I will fix this in the next series.
--
/Horatiu
On Thu, Jun 30, 2022 at 09:08:46PM +0200, Horatiu Vultur wrote:
> > I've downloaded and applied your patches and I have some general feedback.
> > Some of it relates to changes which were not made and hence I couldn't
> > have commented on the patches themselves, so I'm posting it here.
> >
> > 1. switchdev_bridge_port_offload() returns an error code if object
> > replay failed, or if it couldn't get the port parent id, or if the user
> > tries to join a lan966x port and a port belonging to another switchdev
> > driver to the same LAG. It would be good to propagate this error and not
> > ignore it.
>
> Yes, I will do that.
>
> What about the case when the other port is not a switchdev port. For
> example:
> ip link set dev eth0 master bond0
> ip link set dev dummy master bond0
> ip link set dev bond0 master br0
>
> At the last line, I was expecting to get an error.
switchdev_bridge_port_offload() currently only detects mismatched port
parent IDs, so it will not detect this condition where one bond slave is
switchdev and the other isn't.
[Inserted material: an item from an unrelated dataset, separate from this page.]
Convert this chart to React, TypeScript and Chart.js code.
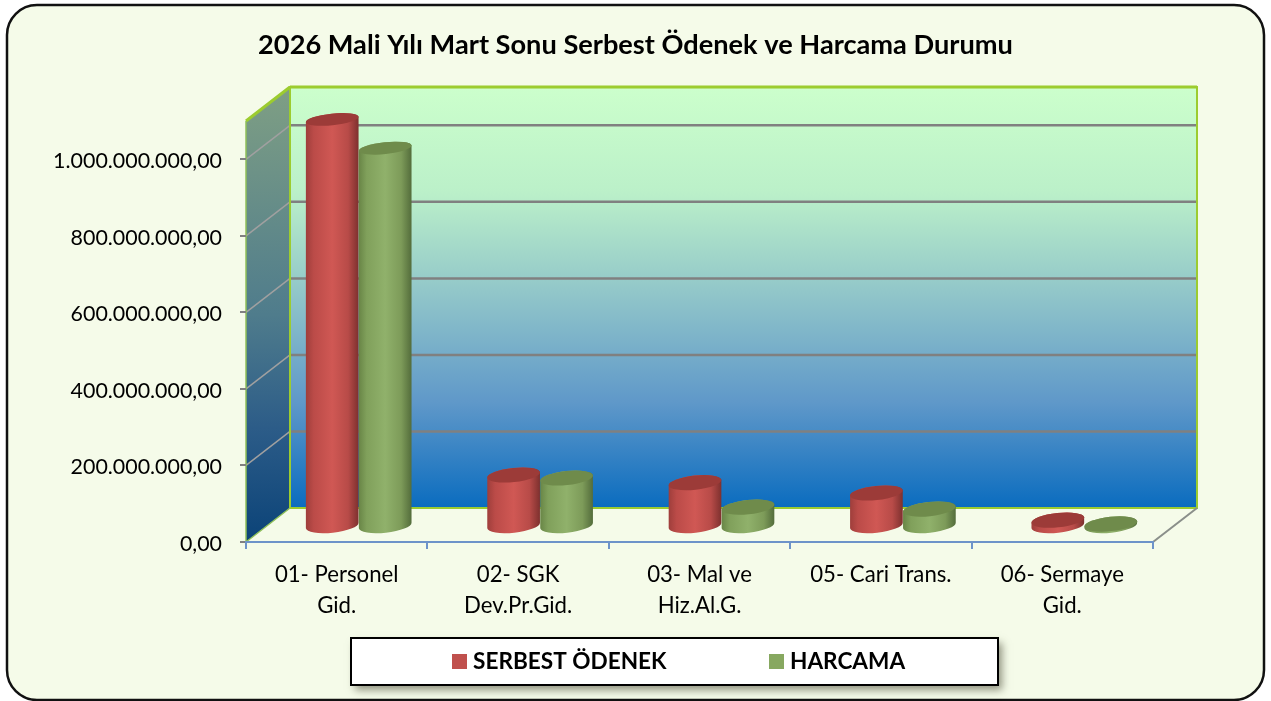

This is because the non-switchdev bond
slave does not even call switchdev_bridge_port_offload(), it's completely
silent from the perspective of the bridge.
Fact is that we don't have a common layer that enforces all common sense
netdev adjacency restrictions with switchdev, and that is one of the big
problems of the system.
> > 6. You are missing LAG FDB migration logic in lan966x_lag_port_join().
> > Specifically, you assume that the lan966x_lag_first_port() will never
> > change, probably because you just make the switch ports join the LAG in
> > the order 1, 2, 3. But they can also join in the order 3, 2, 1.
>
> It would work, but there will be problems when the ports start to leave
> the LAG.
> It would work because all the ports under the LAG will have the same
> value in PGID_ID for DST_IDX. So if the MAC entry points to any of
> this entries will be OK.
OK, I forgot DEST_IDX selects PGID and not logical port ID directly.
> The problem is when the port leaves the LAG, if the MAC entry points
> to the port that left the LAG then is not working anymore.
> I will fix this in the next series.